The $6.4 million settlement of the Freddie Gray civil case raises many eyebrows and questions for the City of Baltimore. Some question why the City settled the case, the amount of the settlement and the timing of the settlement—one month before the trial of six police officers accused in the death of Freddie Gray starts. Many question whether the City should have waited until the conclusion of all 6 trials of the officers before entertaining a settlement. William H. Murphy, Jr., the family’s attorney, had not filed a lawsuit. Those who argue the amount of the settlement question whether the value of Freddie Gray’s life and death warranted a high 7 figure settlement. Gray lived in the Sandtown area of West Baltimore—an area plighted with high poverty, high unemployment, high drug use and other socio-economic ailments. And some legal scholars wonder whether the timing of the settlement will affect Baltimore’s ability to keep the police officers’ trials in Baltimore. I question the settlement for other reasons.
All of the facts are not known about the Freddie Gray case. What is apparently known is that Baltimore police placed 25 year old Freddie Gray in a police van face down without any restraints. Gray was found unconscious 45 minutes later. He died one week later in a hospital from severe spinal injuries. The Baltimore Medical Examiner ruled his death a homicide.
Various factors go into reaching a settlement in a case. Former Police Officer Anthony Batts stated in April that police broke protocol by refusing to restrain Gray in the van. Past similar incidents might also have factored into the civil case. Some in Baltimore refer to a police practice of placing arrestees without restraint and taking them on a “rough ride”. The Gray’s attorney would likely file the case in federal court for civil rights violations of Freddie Gray. In federal court for civil rights violations, no limitations on the amount of damages exists against a municipality and its employees.
Undeniably the settlement may have an effect on the criminal trial of the officers. Ultimately, the decision on whether the impact of the settlement and prior publicity will affect the police officers’ rights to a fair trial rests with Judge Barry Williams. A hearing on the Defendants’ motions to change the venue will be heard in Baltimore City Circuit Court on Thursday, September 10—one day after the City officials meet to approve the settlement.
I question the millions of dollars being spent to settle police brutality cases for other reasons. The millions of dollars spent on settling police excessive force cases do not appear to have any effect on the police department. And yet, the money could go to other uses—starting with training police officers on racial bias and excessive force. However, as long as officers commit violations of the law, there will be settlements. The City of Baltimore’s readiness to settle police brutality cases rather than address the problem of police excessive force lies at the heart of the matter. The real problem lies in how to avoid another Freddie Gray being the subject of police brutality and receiving a settlement. Without police brutality and excessive force, there would be no need for large settlements.
Settlements of police brutality cases do not deter future police brutality cases. These cases do not financially hurt the police officers, the police department or its union. The monies come out of the City of Baltimore funds fueled by taxpayers.
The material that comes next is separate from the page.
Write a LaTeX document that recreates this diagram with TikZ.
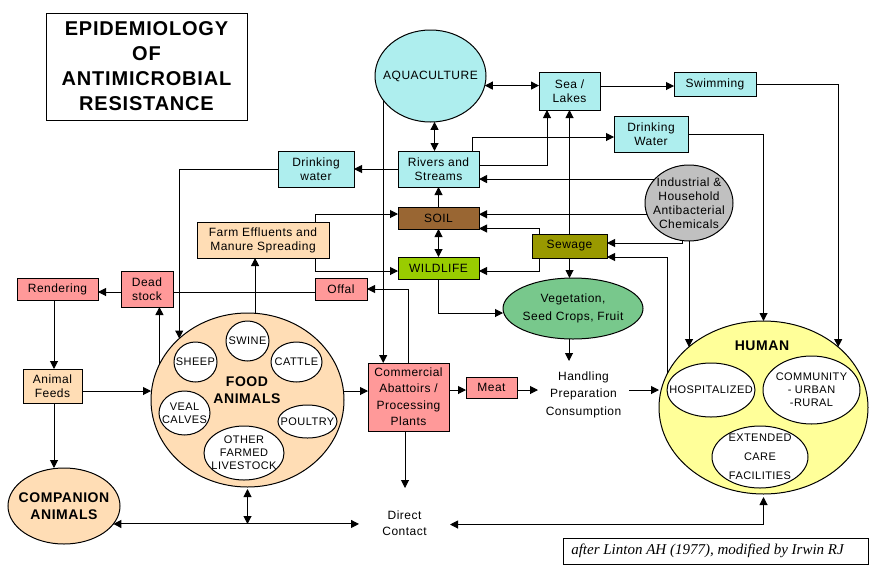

In a city of over 600,000 residents where approximately 25% live below the poverty level, millions of dollars could go a long way towards helping the citizens, like the Freddie Grays of West Baltimore. In a city of high unemployment, high drug use and high crime, monies are needed to address the socio-economic issues facing the City.
The Department of Justice is looking into the practices of the Baltimore City Police Department to determine if a pattern and practice of excessive force and other violations exist. I urge the City of Baltimore, its Mayor, Interim Police Chief and other elected officials to move forward now on improving its police force with proper training of the officers on how to do their job without violating civil rights of their citizens. It is too late for Freddie Gray.
Washington, DC based Debbie Hines is a trial lawyer and former Baltimore prosecutor.
UPDATE: On Thursday, September 10, Judge Barry Williams denied the 6 police officers’ motion to remove their trials from Baltimore due to prejudicial publicity and the civil settlement by the City of Baltimore. The cases will remain in Baltimore.